The Deep Dive: Logging the Unexpected Truth
I started logging what others called ‘perfectionism’ and how it manifested in their relationships. It was rough. I contacted people I hadn’t talked to in years, framing it as a ‘personality study.’ I categorized the raw data into three simple columns:
- Expected Trait (Internet Lie): What the articles say.
- Observed Behavior in Action (My Data): How it plays out for real.
- Surprise Factor (The Key): The emotional driver behind the behavior.
I pulled notes from old journals, trying to be brutally honest about my own faults in those relationships, too. The patterns quickly emerged, and they were nothing like the blog posts.

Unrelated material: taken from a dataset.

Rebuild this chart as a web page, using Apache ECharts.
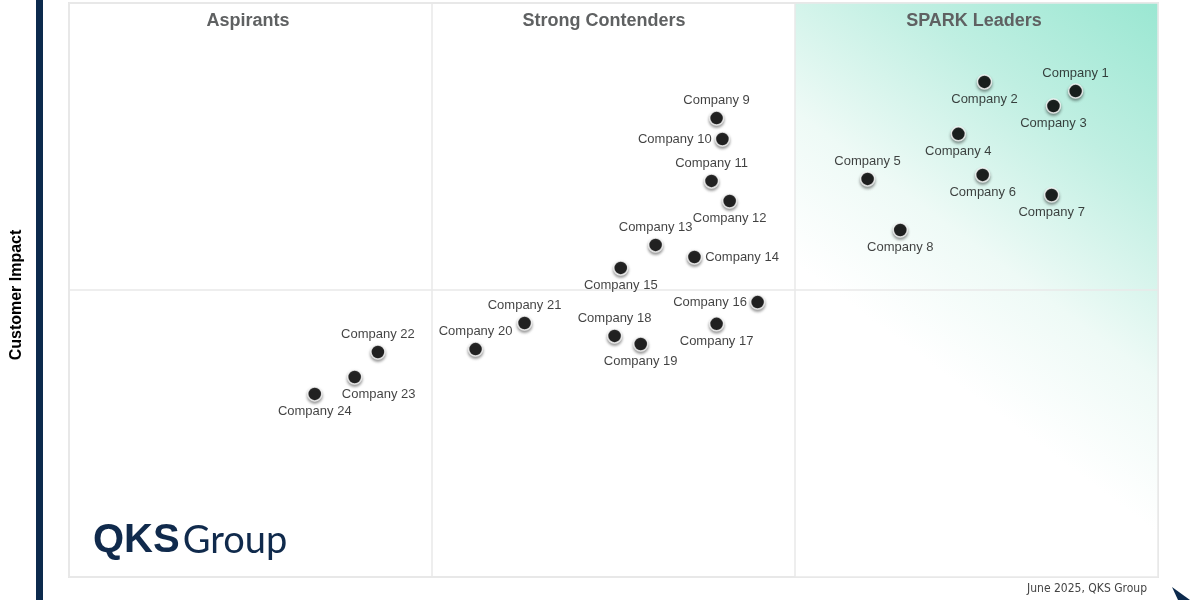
<!DOCTYPE html>
<html>
<head>
<meta charset="utf-8">
<script src="https://cdn.jsdelivr.net/npm/echarts@6/dist/echarts.min.js"></script>
<style>html,body{margin:0;padding:0;background:#fff;}#c{width:1200px;height:600px;}</style>
</head>
<body>
<div id="c"></div>
<script>
// ---- data ----
const companies = ['Company 1','Company 2','Company 3','Company 4','Company 5','Company 6','Company 7','Company 8',
  'Company 9','Company 10','Company 11','Company 12','Company 13','Company 14','Company 15','Company 16',
  'Company 17','Company 18','Company 19','Company 20','Company 21','Company 22','Company 23','Company 24'];
const xValues = [277.3,252.2,271.2,245.0,220.0,251.7,270.7,229.0,
  178.4,180.0,177.0,182.0,161.6,172.3,152.0,189.7,
  178.4,150.3,157.5,112.0,125.5,85.1,78.7,67.7];
const yValues = [169.3,172.5,164.1,154.4,138.7,140.1,133.1,120.9,
  159.9,152.6,138.0,131.0,115.7,111.5,107.7,95.8,
  88.2,84.0,81.2,79.4,88.5,78.4,69.7,63.8];
const quadrantTitles = ['Aspirants','Strong Contenders','SPARK Leaders'];
const yAxisTitle = 'Customer Impact';
const footnote = 'June 2025, QKS Group';

// label placement (style)
const labelPlacement = ['top','bottom','bottom','bottom','top','bottom','bottom','bottom',
  'top','left','top','bottom','top','right','bottom','left',
  'bottom','top','bottom','top','top','top','bottom','bottom'];
const labelShift = {22:[24,0]};

const chart = echarts.init(document.getElementById('c'), null, {renderer:'canvas'});
const FONT = "'Liberation Sans', Arial, sans-serif";

const points = companies.map((n,i)=>({
  name:n, value:[xValues[i], yValues[i]],
  label:{position:labelPlacement[i], offset: labelShift[i] || [0,0]}
}));

const colCenters = [251, 613, 977];

chart.setOption({
  animation:false,
  grid:{left:69,right:42,top:3,bottom:23,show:true,borderColor:'#e6e6e6',borderWidth:2,backgroundColor:'transparent'},
  xAxis:{type:'value',min:0,max:300,interval:100,z:5,
    axisLine:{show:false},axisTick:{show:false},axisLabel:{show:false},
    splitLine:{show:true,lineStyle:{color:'#e8e8e8',width:1.5}}},
  yAxis:{type:'value',min:0,max:200,interval:100,z:5,
    axisLine:{show:false},axisTick:{show:false},axisLabel:{show:false},
    splitLine:{show:true,lineStyle:{color:'#e8e8e8',width:1.5}}},
  series:[
    {type:'scatter',data:[],z:1,silent:true,
      markArea:{silent:true,
        itemStyle:{color:{type:'linear',x:1,y:0,x2:0,y2:0.85,colorStops:[
          {offset:0,color:'#9ae7d2'},
          {offset:0.25,color:'#c0efe2'},
          {offset:0.5,color:'#eefaf6'},
          {offset:0.7,color:'#ffffff'},
          {offset:1,color:'#ffffff'}]}},
        data:[[{coord:[200,0]},{coord:[300,200]}]]}},
    {type:'scatter',z:10,data:points,symbol:'circle',symbolSize:14,
      itemStyle:{color:'#000',borderColor:'#fff',borderWidth:1.5,
        shadowColor:'rgba(0,0,0,0.45)',shadowBlur:3,shadowOffsetY:2},
      label:{show:true,formatter:'{b}',color:'#111',fontSize:13,fontFamily:FONT,distance:3}}
  ],
  graphic:[
    {type:'rect',left:36,top:0,shape:{width:7,height:600},style:{fill:'#0c2a4d'},z:20},
    {type:'text',x:17,y:295,rotation:Math.PI/2,z:20,
      style:{text:yAxisTitle,font:"bold 16px "+FONT,fill:'#000',textAlign:'center',textVerticalAlign:'middle'}},
    ...quadrantTitles.map((t,i)=>({type:'text',x:colCenters[i]-(i===0?3:i===1?9:3),y:21,z:20,
      style:{text:t,font:"bold 18px "+FONT,fill:'#5f6162',textAlign:'center',textVerticalAlign:'middle'}})),
    {type:'text',x:93,y:541,z:20,
      style:{rich:{a:{font:"bold 40px "+FONT,fill:'#102a4c',textVerticalAlign:'middle'},
                   b:{font:"38px Lato, 'Open Sans', "+FONT,fill:'#102a4c',textVerticalAlign:'middle',padding:[0,0,0,3]}},
             text:'{a|QKS}{b|Group}',textVerticalAlign:'middle'}},
    {type:'text',x:1147,y:589,z:20,
      style:{text:footnote,font:"12px 'Liberation Sans Narrow', 'DejaVu Sans Condensed', "+FONT,fill:'#444',textAlign:'right',textVerticalAlign:'middle'}},
    {type:'polygon',z:20,shape:{points:[[1172,587],[1190,600],[1178,600]]},style:{fill:'#0c2a4d'}}
  ]
});
</script>
</body>
</html>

What I walked away with wasn’t just a guide to Virgos; it was a guide to the human expectation. That’s the real ‘Tnago’ system.
- The Critical Thing: They aren’t critical of you; they are critical of the structure. When they point out a flaw, they aren’t trying to tear you down; they are trying to fix the system so it runs perfectly. You need to show them the plan, not just the feeling.
- The ‘Shy’ Sexuality: Total lie. They aren’t shy; they are meticulous about connection. They don’t want a quick fling. They want an agenda. They need the emotional safety net locked down before they’ll even think about letting loose. Once they trust the structure, they demolish the rule book. Seriously. The whole ‘uptight’ thing? It’s a mechanism to keep the chaos out until they know the foundation is solid.
- The Expectation: Forget grand gestures. They don’t care about a dozen roses or a fancy dinner. They demand consistency. They are watching your tiny, predictable actions. Did you say you’d call? Did you call? Did you put the cap back on the toothpaste? These small things are the measure of your reliability. That consistency is their love language. You fail the small things, you lose the big ones.
I closed the spreadsheet after nearly four months. I didn’t share it with anyone for a long time. It was too raw, too personal. But the realization changed how I approached people. I stopped looking for the stereotype. I stopped looking for the surface-level stability. Now, I only log the actions. I watch how people handle stress, how they follow through on small promises, and how they react when the plan gets wrecked. That’s the only real intel you ever need, whether you’re analyzing a Virgo or figuring out where your next paycheck is going to come from.